Organic-matter source variation and the expression of a late Middle Ordovician carbon isotope excursion

The carbon isotopic composition of organic matter is a powerful tool in the study of organic carbon burial and p CO 2 through the geologic record. However, the organic-matter source can affect total organic carbon δ 13 C values and may complicate interpretation of environmental conditions. We examined the influence of organic-matter source variations on a late Middle Ordovician positive δ 13 C excursion in strata of the United States midcontinent. In a core from Iowa, the magnitude of the excursion recorded by carbonate carbon is ∼2.5‰, whereas the excursion recorded by total organic carbon is nearly 8‰. Although this difference could arise from a profound decrease in surface-water CO 2 concentrations, association of the organic-walled microfossil Gloeocapsomorpha prisca with 13 C-enriched total organic carbon (TOC) in this interval suggests that the excursion could also record a shift from normal-marine to G. prisca –dominated organic matter. Carbon isotope analyses of individual biomarkers indicate that both of these explanations are required to explain the data. Compounds inferred to be of G. prisca origin are enriched in 13 C by 7‰ relative to compounds derived from other algal sources.
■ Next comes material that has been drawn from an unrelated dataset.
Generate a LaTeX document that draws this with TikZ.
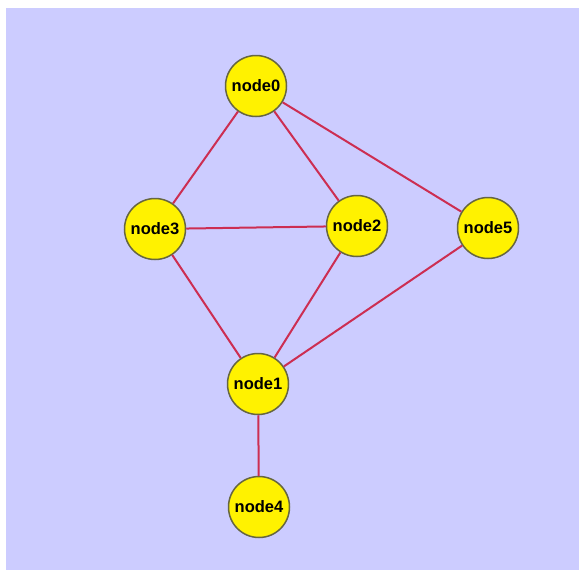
\documentclass[tikz,border=0pt]{standalone}
\usepackage{fontspec}
\setsansfont{Liberation Sans}
\usepackage{tikz}
\definecolor{backg}{rgb}{0.8, 0.8, 1}
\definecolor{edgecol}{rgb}{0.8, 0.18, 0.32}
\definecolor{rimcol}{rgb}{0.4, 0.4, 0.25}
\tikzstyle{vertex}=[circle,draw=rimcol,line width=1.5pt,fill=yellow,minimum size=61pt,inner sep=0pt,font=\sffamily\bfseries\fontsize{16.5}{16.5}\selectfont]
\tikzstyle{link}=[edgecol,line width=2pt]

\begin{document}
\begin{tikzpicture}[x=1pt,y=-1pt]
  \useasboundingbox (0,0) rectangle (579,571);
  \fill[backg] (6,8) rectangle (579,570);

  \node[vertex] (node0) at (256,86) {node0};
  \node[vertex] (node3) at (155,229) {node3};
  \node[vertex] (node2) at (357,226) {node2};
  \node[vertex] (node5) at (488,228) {node5};
  \node[vertex] (node1) at (258,384) {node1};
  \node[vertex] (node4) at (259,507) {node4};

  % edges
  \draw[link] (node0) -- (node3);
  \draw[link] (node0) -- (node2);
  \draw[link] (node0) -- (node5);
  \draw[link] (node3) -- (node2);
  \draw[link] (node3) -- (node1);
  \draw[link] (node2) -- (node1);
  \draw[link] (node5) -- (node1);
  \draw[link] (node1) -- (node4);

\end{tikzpicture}
\end{document}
Furthermore, compounds exclusively from either G. prisca or other sources exhibit a positive shift of only 3.5‰. Thus, the large excursion recorded by TOC reflects, in part, a change in the proportional contribution of G. prisca to TOC. That all compounds exhibit a positive carbon isotopic shift indicates that, independent of contributions from G. prisca , a positive organic δ 13 C excursion occurred and records a change in environmental conditions such as CO 2(aq) concentrations. The 3.5‰ shift is similar in magnitude to that observed for TOC in correlative units from Pennsylvania, suggesting that this event has broad geographic significance. This work illustrates that organic-matter source variations as well as environmental conditions govern the TOC δ 13 C values and shows how compound-specific isotope analyses can resolve these multiple controls.